The draft was written to address faculty concerns and improve the campus environment for gender nonconforming students. The administrative policy is currently receiving feedback from student groups and University governments – and hopes to present it to the University Senate next fall.

The draft allows for University members to specify their gender identity, names and pronouns, and requires departments and colleges to take “reasonable steps” to maintain the privacy of biological identifying information.

The University’s Office of Equal Opportunity and Affirmative Action has received an increasing number of questions from departments who are interested in supporting transgender and gender nonconforming community members, said Gabrielle Mead, the assistant director of the department.

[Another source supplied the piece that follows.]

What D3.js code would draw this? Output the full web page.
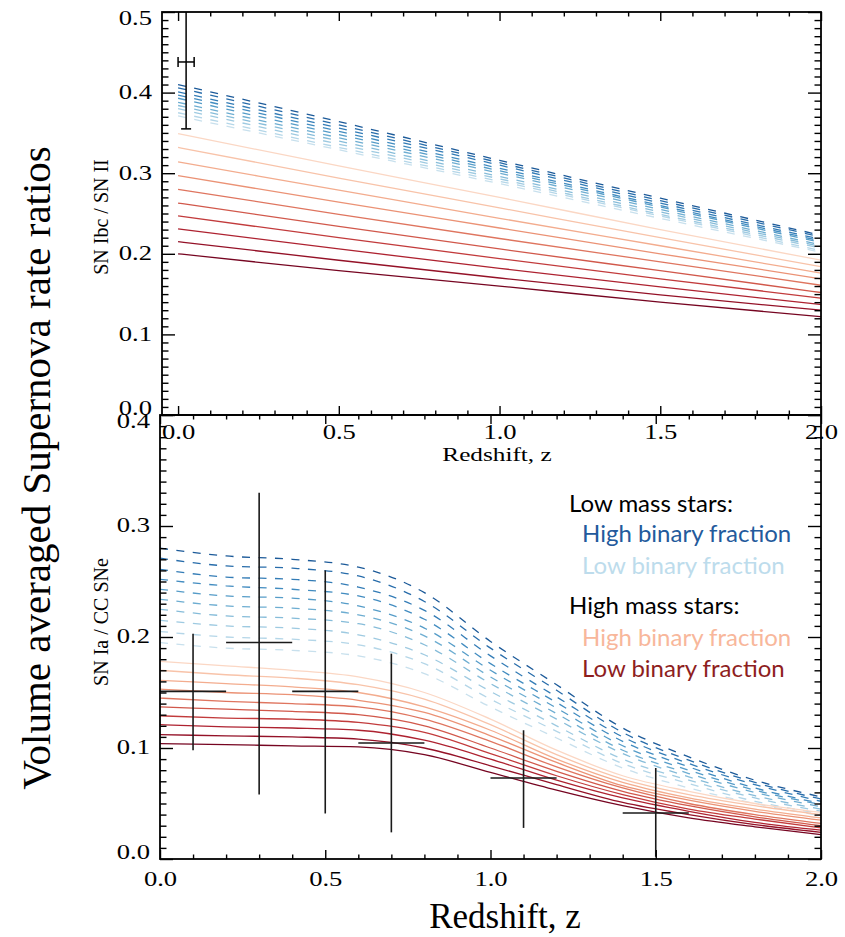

This policy ensures the University is able to provide consistent guidelines to these questions, she said.

A number of University organizations collaborated to write the policy, including the Gender and Sexuality Center for Queer and Trans Life and the EOAA, Mead said.

On Monday, at its monthly meeting, members of the Council of Graduate Students raised concerns over perceived vague language.

Members said they fear it could lead to misinterpretation of the policy. COGS members also called for more specific consequences for University members who fail to follow the policy, and additional information on how noncompliance will be addressed.

Currently, the policy does not outline consequences for failing to follow it.

The Queer Student Cultural Center, whose members also gave feedback on the draft, believe the policy is a step forward for the University, said member Eli Fleck.

“I think it’s a great policy, especially with the updates to MyU and creating avenues for students to communicate their identity and pronouns without having to send a direct email to the professor, which can be daunting,” he said.

In July, University students and employees will be able to add preferred pronouns and gender identities to MyU.

Many transgender and gender nonconforming students face discrimination and harassment, and policies like this are a step in the right direction, said Shane Windmeyer, the executive director and founder of Campus Pride, a nonprofit organization focused on creating safer college environments for LGBTQ students.

“The very first time a professor uses the wrong name or pronoun, it creates an environment where the individual doesn’t feel comfortable,” he said.

In 2014, concerns were raised over professors calling transgender students incorrect names. Later that year, the University began allowing students to include their preferred name in University online systems.